GIVEN INSTRUCTION ::
Return each line of the data below exactly, omitting any pictures.

DATA TO USE ::
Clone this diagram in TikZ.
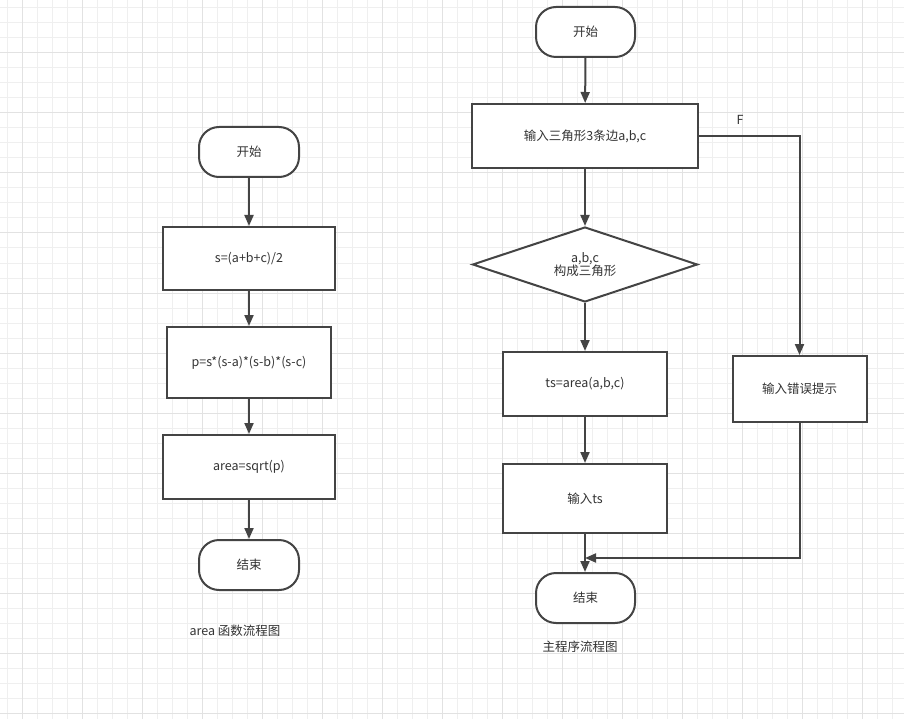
\documentclass[tikz,border=0pt]{standalone}
\usepackage{fontspec}
\setmainfont{Noto Sans CJK SC}
\usetikzlibrary{arrows.meta,shapes.geometric}
\definecolor{gridminor}{HTML}{EFEFEF}
\definecolor{gridmajor}{HTML}{E2E2E2}
\definecolor{stroke}{HTML}{444444}
\definecolor{txt}{HTML}{333333}
\begin{document}
\begin{tikzpicture}[x=1pt,y=-1pt,
  every node/.style={font=\fontsize{12.5pt}{15pt}\selectfont, text=txt},
  proc/.style={draw=stroke, line width=2pt, fill=white, rectangle, inner sep=0pt, align=center},
  term/.style={draw=stroke, line width=2pt, fill=white, rectangle, rounded corners=20pt, minimum width=100pt, minimum height=50pt, inner sep=0pt},
  decision/.style={draw=stroke, line width=2pt, fill=white, diamond, aspect=3, inner sep=0pt, minimum width=225pt, minimum height=75pt, align=center},
  flow/.style={draw=stroke, line width=2pt, -{Triangle[length=11pt,width=9pt]}},
  plain/.style={draw=stroke, line width=2pt}
]
\useasboundingbox (0,0) rectangle (904,719);
\fill[white] (0,0) rectangle (904,719);
% grid
\foreach \gx in {7,22,...,907} {\draw[gridminor, line width=1pt] (\gx,0) -- (\gx,719);}
\foreach \gy in {8,23,...,719} {\draw[gridminor, line width=1pt] (0,\gy) -- (904,\gy);}
\foreach \gx in {22,82,...,904} {\draw[gridmajor, line width=1pt] (\gx,0) -- (\gx,719);}
\foreach \gy in {53,113,...,719} {\draw[gridmajor, line width=1pt] (0,\gy) -- (904,\gy);}

% left flowchart
\node[term] (ls) at (249,152) {开始};
\node[proc, minimum width=172pt, minimum height=63pt] (l1) at (249,258.5) {s=(a+b+c)/2};
\node[proc, minimum width=164pt, minimum height=71pt] (l2) at (249,362.5) {p=s*(s-a)*(s-b)*(s-c)};
\node[proc, minimum width=172pt, minimum height=64pt] (l3) at (249,467) {area=sqrt(p)};
\node[term] (le) at (249,565) {结束};
\node (lcap) at (235,631) {area 函数流程图};

\draw[flow] (ls) -- (l1);
\draw[flow] (l1) -- (l2);
\draw[flow] (l2) -- (l3);
\draw[flow] (l3) -- (le);

% right flowchart
\node[term, minimum width=99pt] (rs) at (585.5,32) {开始};
\node[proc, minimum width=226pt, minimum height=64pt] (r1) at (585,136) {输入三角形3条边a,b,c};
\node[decision] (rd) at (585,264.5) {a,b,c\\[-2pt]构成三角形};
\node[proc, minimum width=164pt, minimum height=64pt] (r2) at (585,384) {ts=area(a,b,c)};
\node[proc, minimum width=164pt, minimum height=69pt] (r3) at (585,498.5) {输入ts};
\node[proc, minimum width=134pt, minimum height=66pt] (re) at (799.5,389) {输入错误提示};
\node[term, minimum width=99pt] (rend) at (585.5,598) {结束};
\node (flab) at (740,120) {F};
\node (rcap) at (580,647) {主程序流程图};
\coordinate (join) at (585,558);
\coordinate (fcorner) at (799.5,136);

\draw[flow] (rs) -- (r1);
\draw[flow] (r1) -- (rd);
\draw[flow] (rd) -- (r2);
\draw[flow] (r2) -- (r3);
\draw[flow] (r3) -- (r3.south |- rend.north);
\draw[flow] (r1.east) -- (fcorner) -- (re.north);
\draw[flow] (re.south) |- (join);
\end{tikzpicture}
\end{document}
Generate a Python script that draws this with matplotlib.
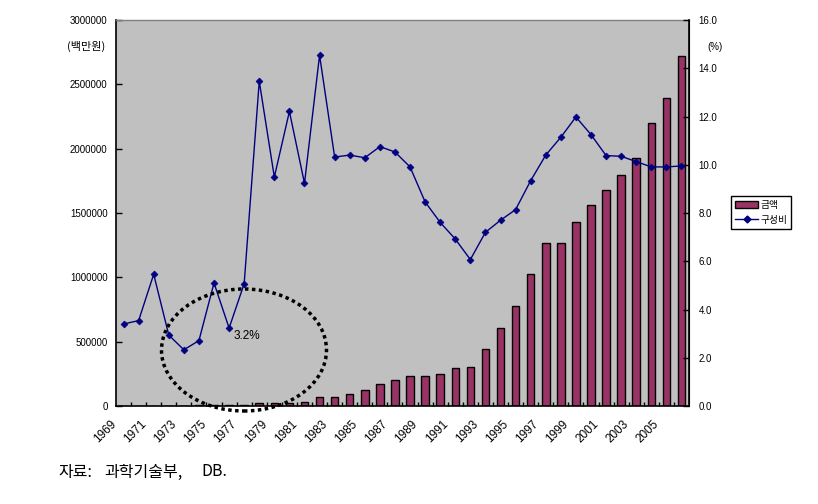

THE OUTPUT ::
Clone this diagram in TikZ.
\documentclass[tikz,border=0pt]{standalone}
\usepackage{fontspec}
\setmainfont{Noto Sans CJK SC}
\usetikzlibrary{arrows.meta,shapes.geometric}
\definecolor{gridminor}{HTML}{EFEFEF}
\definecolor{gridmajor}{HTML}{E2E2E2}
\definecolor{stroke}{HTML}{444444}
\definecolor{txt}{HTML}{333333}
\begin{document}
\begin{tikzpicture}[x=1pt,y=-1pt,
  every node/.style={font=\fontsize{12.5pt}{15pt}\selectfont, text=txt},
  proc/.style={draw=stroke, line width=2pt, fill=white, rectangle, inner sep=0pt, align=center},
  term/.style={draw=stroke, line width=2pt, fill=white, rectangle, rounded corners=20pt, minimum width=100pt, minimum height=50pt, inner sep=0pt},
  decision/.style={draw=stroke, line width=2pt, fill=white, diamond, aspect=3, inner sep=0pt, minimum width=225pt, minimum height=75pt, align=center},
  flow/.style={draw=stroke, line width=2pt, -{Triangle[length=11pt,width=9pt]}},
  plain/.style={draw=stroke, line width=2pt}
]
\useasboundingbox (0,0) rectangle (904,719);
\fill[white] (0,0) rectangle (904,719);
% grid
\foreach \gx in {7,22,...,907} {\draw[gridminor, line width=1pt] (\gx,0) -- (\gx,719);}
\foreach \gy in {8,23,...,719} {\draw[gridminor, line width=1pt] (0,\gy) -- (904,\gy);}
\foreach \gx in {22,82,...,904} {\draw[gridmajor, line width=1pt] (\gx,0) -- (\gx,719);}
\foreach \gy in {53,113,...,719} {\draw[gridmajor, line width=1pt] (0,\gy) -- (904,\gy);}

% left flowchart
\node[term] (ls) at (249,152) {开始};
\node[proc, minimum width=172pt, minimum height=63pt] (l1) at (249,258.5) {s=(a+b+c)/2};
\node[proc, minimum width=164pt, minimum height=71pt] (l2) at (249,362.5) {p=s*(s-a)*(s-b)*(s-c)};
\node[proc, minimum width=172pt, minimum height=64pt] (l3) at (249,467) {area=sqrt(p)};
\node[term] (le) at (249,565) {结束};
\node (lcap) at (235,631) {area 函数流程图};

\draw[flow] (ls) -- (l1);
\draw[flow] (l1) -- (l2);
\draw[flow] (l2) -- (l3);
\draw[flow] (l3) -- (le);

% right flowchart
\node[term, minimum width=99pt] (rs) at (585.5,32) {开始};
\node[proc, minimum width=226pt, minimum height=64pt] (r1) at (585,136) {输入三角形3条边a,b,c};
\node[decision] (rd) at (585,264.5) {a,b,c\\[-2pt]构成三角形};
\node[proc, minimum width=164pt, minimum height=64pt] (r2) at (585,384) {ts=area(a,b,c)};
\node[proc, minimum width=164pt, minimum height=69pt] (r3) at (585,498.5) {输入ts};
\node[proc, minimum width=134pt, minimum height=66pt] (re) at (799.5,389) {输入错误提示};
\node[term, minimum width=99pt] (rend) at (585.5,598) {结束};
\node (flab) at (740,120) {F};
\node (rcap) at (580,647) {主程序流程图};
\coordinate (join) at (585,558);
\coordinate (fcorner) at (799.5,136);

\draw[flow] (rs) -- (r1);
\draw[flow] (r1) -- (rd);
\draw[flow] (rd) -- (r2);
\draw[flow] (r2) -- (r3);
\draw[flow] (r3) -- (r3.south |- rend.north);
\draw[flow] (r1.east) -- (fcorner) -- (re.north);
\draw[flow] (re.south) |- (join);
\end{tikzpicture}
\end{document}
Generate a Python script that draws this with matplotlib.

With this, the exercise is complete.